Acts 25:19

ESV Rather they had certain points of dispute with him about their own religion and about a certain Jesus, who was dead, but whom Paul asserted to be alive.
NIV Instead, they had some points of dispute with him about their own religion and about a dead man named Jesus who Paul claimed was alive.
NASB but they simply had some points of disagreement with him about their own religion and about a dead man, Jesus, whom Paul asserted to be alive.
CSB Instead they had some disagreements with him about their own religion and about a certain Jesus, a dead man Paul claimed to be alive.
NLT Instead, it was something about their religion and a dead man named Jesus, who Paul insists is alive.
KJV But had certain questions against him of their own superstition, and of one Jesus, which was dead, whom Paul affirmed to be alive.

What does Acts 25:19 mean?

C. S. Lewis, in On the Reading of Old Books, explained how seemingly monumental differences over an issue in one culture would barely be noticed by those of a different culture. This was the case for Greek and Roman leaders when faced with Judaism and Christianity in the first century. The Roman Empire did not allow the practice of a religion it had not specifically sanctioned. Judaism was sanctioned, even though the religion was considered nearly atheistic since it had no images of its God. Until the Khobar Rebellion of AD 150, Christianity was thought to be a sect under Judaism—not much different from the Pharisees or the Essenes. The only identifying marker seemed to be that Christians claimed a man named Jesus rose from the dead.

This confusion has protected Paul. When the Jewish leadership of the synagogue wished to persecute him and his new church in Corinth, the proconsul Gallio responded, "If it were a matter of wrongdoing or vicious crime, O Jews, I would have reason to accept your complaint. But since it is a matter of questions about words and names and your own law, see to it yourselves. I refuse to be a judge of these things" (Acts 18:14–15). When the Jews in Jerusalem tried to kill Paul, the tribune wrote to the governor, "I found that he was being accused about questions of their law, but charged with nothing deserving death or imprisonment" (Acts 23:29).

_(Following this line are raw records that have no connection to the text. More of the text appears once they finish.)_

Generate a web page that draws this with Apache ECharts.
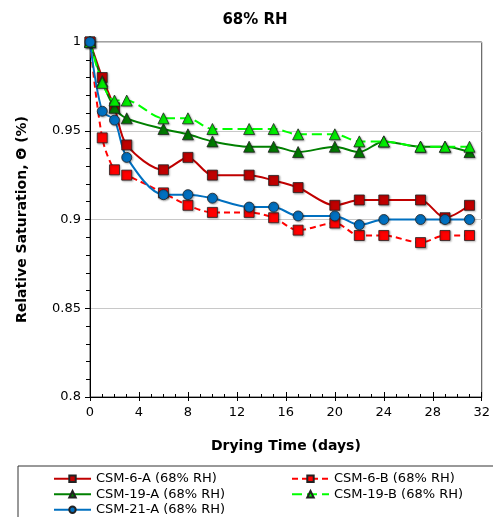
<!DOCTYPE html>
<html>
<head>
<meta charset="utf-8">
<script src="https://cdn.jsdelivr.net/npm/echarts@6/dist/echarts.min.js"></script>
<style>
  html, body { margin: 0; padding: 0; background: #fff; }
  #chart { width: 493px; height: 517px; }
</style>
</head>
<body>
<div id="chart"></div>
<script>
const days = [0, 1, 2, 3, 6, 8, 10, 13, 15, 17, 20, 22, 24, 27, 29, 31]
const csm6A = [1, 0.980, 0.963, 0.942, 0.928, 0.935, 0.925, 0.925, 0.922, 0.918, 0.908, 0.911, 0.911, 0.911, 0.901, 0.908]
const csm6B = [1, 0.946, 0.928, 0.925, 0.915, 0.908, 0.904, 0.904, 0.901, 0.894, 0.898, 0.891, 0.891, 0.887, 0.891, 0.891]
const csm19A = [1, 0.978, 0.963, 0.957, 0.951, 0.948, 0.944, 0.941, 0.941, 0.938, 0.941, 0.938, 0.944, 0.941, 0.941, 0.938]
const csm19B = [1, 0.977, 0.967, 0.967, 0.957, 0.957, 0.951, 0.951, 0.951, 0.948, 0.948, 0.944, 0.944, 0.941, 0.941, 0.941]
const csm21A = [1, 0.961, 0.956, 0.935, 0.914, 0.914, 0.912, 0.907, 0.907, 0.902, 0.902, 0.897, 0.900, 0.900, 0.900, 0.900]
const xTicks = [0, 4, 8, 12, 16, 20, 24, 28, 32]
const yTicks = [0.8, 0.85, 0.9, 0.95, 1]

const font = 'DejaVu Sans, Verdana, sans-serif'
const pairs = (vals) => days.map((d, i) => [d, vals[i]])

const markerShadow = {
  borderColor: '#222',
  borderWidth: 0.8,
  shadowColor: 'rgba(0, 0, 0, 0.3)',
  shadowBlur: 2,
  shadowOffsetX: 1,
  shadowOffsetY: 1,
}

const makeSeries = (name, vals, color, fill, symbol, size, dash) => ({
  name,
  type: 'line',
  data: pairs(vals),
  smooth: 0.3,
  symbol,
  symbolSize: size,
  lineStyle: { color, width: 2, type: dash || 'solid' },
  itemStyle: Object.assign({ color: fill }, markerShadow),
  z: 3,
})

const chart = echarts.init(document.getElementById('chart'))

chart.setOption({
  animation: false,
  textStyle: { fontFamily: font },
  title: {
    text: '68% RH',
    left: 250,
    textAlign: 'center',
    top: 8,
    textStyle: { fontFamily: font, fontSize: 15, fontWeight: 'bold', color: '#000' },
  },
  grid: {
    left: 90,
    right: 9,
    top: 42,
    bottom: 120,
    show: true,
    borderColor: '#444',
    borderWidth: 1,
  },
  xAxis: [
    {
      type: 'value',
      min: 0,
      max: 32,
      interval: 4,
      name: 'Drying Time (days)',
      nameLocation: 'middle',
      nameGap: 42,
      nameTextStyle: { fontFamily: font, fontSize: 14, fontWeight: 'bold', color: '#000' },
      axisLine: { lineStyle: { color: '#000', width: 1 } },
      axisTick: { inside: true, length: 5, lineStyle: { color: '#000' } },
      minorTick: { show: true, splitNumber: 4, length: 3, lineStyle: { color: '#000' } },
      axisLabel: {
        fontFamily: font,
        fontSize: 13,
        color: '#000',
        margin: 9,
        formatter: (v) => (xTicks.includes(v) ? String(v) : ''),
      },
      splitLine: { show: false },
    },
    {
      type: 'value',
      min: 0,
      max: 32,
      interval: 4,
      position: 'bottom',
      axisLine: { show: false },
      axisTick: { show: true, length: 4, lineStyle: { color: '#000' } },
      axisLabel: { show: false },
      splitLine: { show: false },
    },
  ],
  yAxis: {
    type: 'value',
    min: 0.8,
    max: 1,
    interval: 0.05,
    name: 'Relative Saturation, Θ (%)',
    nameLocation: 'middle',
    nameGap: 61,
    nameTextStyle: { fontFamily: font, fontSize: 14, fontWeight: 'bold', color: '#000' },
    axisLine: { show: true, lineStyle: { color: '#000', width: 1 } },
    axisTick: { show: true, length: 5, lineStyle: { color: '#000' } },
    minorTick: { show: true, splitNumber: 5, length: 4, lineStyle: { color: '#000' } },
    axisLabel: {
      fontFamily: font,
      fontSize: 13,
      color: '#000',
      margin: 9,
      formatter: (v) => {
        const t = yTicks.find((y) => Math.abs(y - v) < 1e-6)
        return t === undefined ? '' : String(t)
      },
    },
    splitLine: { show: true, lineStyle: { color: '#c8c8c8', width: 1 } },
  },
  legend: {
    left: 18,
    top: 466,
    width: 480,
    orient: 'horizontal',
    itemWidth: 37,
    itemHeight: 8,
    itemGap: 0,
    padding: [5, 30, 30, 35],
    borderColor: '#333',
    borderWidth: 1,
    textStyle: { fontFamily: font, fontSize: 13, color: '#000', width: 195, lineHeight: 15.5 },
    data: ['CSM-6-A (68% RH)', 'CSM-6-B (68% RH)', 'CSM-19-A (68% RH)', 'CSM-19-B (68% RH)', 'CSM-21-A (68% RH)'],
  },
  series: [
    makeSeries('CSM-6-A (68% RH)', csm6A, '#c00000', '#c00000', 'rect', 10),
    makeSeries('CSM-6-B (68% RH)', csm6B, '#ff0000', '#ff0000', 'rect', 10, [6, 4]),
    makeSeries('CSM-19-A (68% RH)', csm19A, '#008000', '#007a00', 'triangle', 11),
    makeSeries('CSM-19-B (68% RH)', csm19B, '#00ff00', '#00ee00', 'triangle', 11, [10, 5]),
    makeSeries('CSM-21-A (68% RH)', csm21A, '#0070c0', '#0070c0', 'circle', 10),
  ],
})
</script>
</body>
</html>
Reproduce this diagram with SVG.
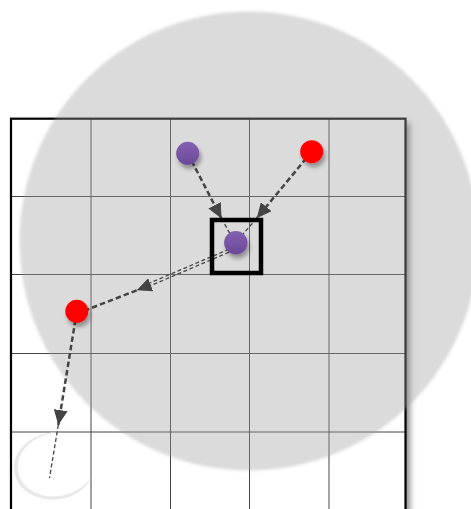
<svg xmlns="http://www.w3.org/2000/svg" width="471" height="509" viewBox="0 0 471 509">
  <defs>
    <filter id="rectShadow" x="-10%" y="-10%" width="130%" height="130%">
      <feDropShadow dx="4" dy="4" stdDeviation="3" flood-color="#000" flood-opacity="0.5"/>
    </filter>
    <filter id="soft" x="-5%" y="-5%" width="110%" height="110%">
      <feGaussianBlur stdDeviation="1.6"/>
    </filter>
    <filter id="nodeShadow" x="-60%" y="-60%" width="220%" height="220%">
      <feDropShadow dx="2" dy="4" stdDeviation="2.2" flood-color="#000" flood-opacity="0.35"/>
    </filter>
    <linearGradient id="purpleGrad" x1="0" y1="0" x2="0" y2="1">
      <stop offset="0" stop-color="#8360b2"/>
      <stop offset="1" stop-color="#6c4899"/>
    </linearGradient>
    <marker id="ah" markerUnits="userSpaceOnUse" markerWidth="15" markerHeight="14" refX="15" refY="7" orient="auto" viewBox="0 0 15 14">
      <path d="M0,0 L15,7 L0,14 z" fill="#444"/>
    </marker>
    <style>
      .grid { stroke: #444; stroke-width: 1; fill: none; }
      .thick { stroke: #444; stroke-width: 2.5; stroke-dasharray: 5.5 3; fill: none; }
      .thin { stroke: #444; stroke-width: 1.3; stroke-dasharray: 4 2.5; fill: none; }
      .purple { fill: url(#purpleGrad); filter: url(#nodeShadow); }
      .red { fill: #ff0000; filter: url(#nodeShadow); }
    </style>
  </defs>

  <rect width="471" height="509" fill="#ffffff"/>

  <g id="grid">
    <rect x="11" y="118.7" width="394.5" height="430" fill="#ffffff" filter="url(#rectShadow)"/>
    <line class="grid" x1="91" y1="118.7" x2="91" y2="509"/>
    <line class="grid" x1="170.5" y1="118.7" x2="170.5" y2="509"/>
    <line class="grid" x1="249.5" y1="118.7" x2="249.5" y2="509"/>
    <line class="grid" x1="329" y1="118.7" x2="329" y2="509"/>
    <line class="grid" x1="11" y1="196.5" x2="405.5" y2="196.5"/>
    <line class="grid" x1="11" y1="274.5" x2="405.5" y2="274.5"/>
    <line class="grid" x1="11" y1="353.5" x2="405.5" y2="353.5"/>
    <line class="grid" x1="11" y1="432" x2="405.5" y2="432"/>
    <rect x="11" y="118.7" width="394.5" height="430" fill="none" stroke="#000" stroke-width="2.2"/>
  </g>

  <g id="range">
    <circle cx="249" cy="241" r="229.5" fill="#a0a0a0" fill-opacity="0.376" filter="url(#soft)"/>
  </g>

  <g id="trace">
    <path d="M60,432 C31,432 13.5,450 14,468 C14.5,488 33,499.5 53,499.5 C71,499.5 85,491 91,477 C84,488 70,496.5 53,496.5 C36,496.5 18.5,486 18,468 C17.5,451 33,434 60,432 Z" fill="#e8e8e8"/>
  </g>

  <g id="connectors">
    <path class="thick" d="M187.7,153.3 L221.5,218.5" marker-end="url(#ah)"/>
    <path class="thin" d="M221.5,218.5 L234.5,242"/>
    <path class="thick" d="M311.7,151.7 L256.7,218.3" marker-end="url(#ah)"/>
    <path class="thin" d="M256.7,218.3 L240,237.5"/>
    <path class="thin" d="M229,249.2 L150,282.9"/>
    <path class="thin" d="M229,252.2 L150,285.9"/>
    <path class="thick" d="M136.7,290.3 L77,313.6" marker-start="url(#ah)"/>
    <path class="thick" d="M76.8,311.3 L58.3,425" marker-end="url(#ah)"/>
    <path class="thin" d="M58.3,425 L49.5,478"/>
  </g>

  <g id="selection">
    <rect x="212" y="220" width="49" height="53" fill="none" stroke="#000" stroke-width="4.5"/>
  </g>

  <g id="node-purple-1"><circle class="purple" cx="187.7" cy="153.3" r="11.5"/></g>
  <g id="node-red-1"><circle class="red" cx="311.7" cy="151.7" r="11.5"/></g>
  <g id="node-purple-2"><circle class="purple" cx="235.8" cy="242.8" r="11.7"/></g>
  <g id="node-red-2"><circle class="red" cx="76.8" cy="311.3" r="11.5"/></g>
</svg>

Festus, the new governor, has the same problem. The Sanhedrin's reaction to Paul's belief that Jesus rose from the dead seems grossly out of proportion. It has nothing to do with their unfounded accusations that he desecrated the temple, started riots, or leads a cult (Acts 24:5–6). Festus now asks for help from King Agrippa II who is an expert in Jewish culture (Acts 26:3). What did Paul do wrong?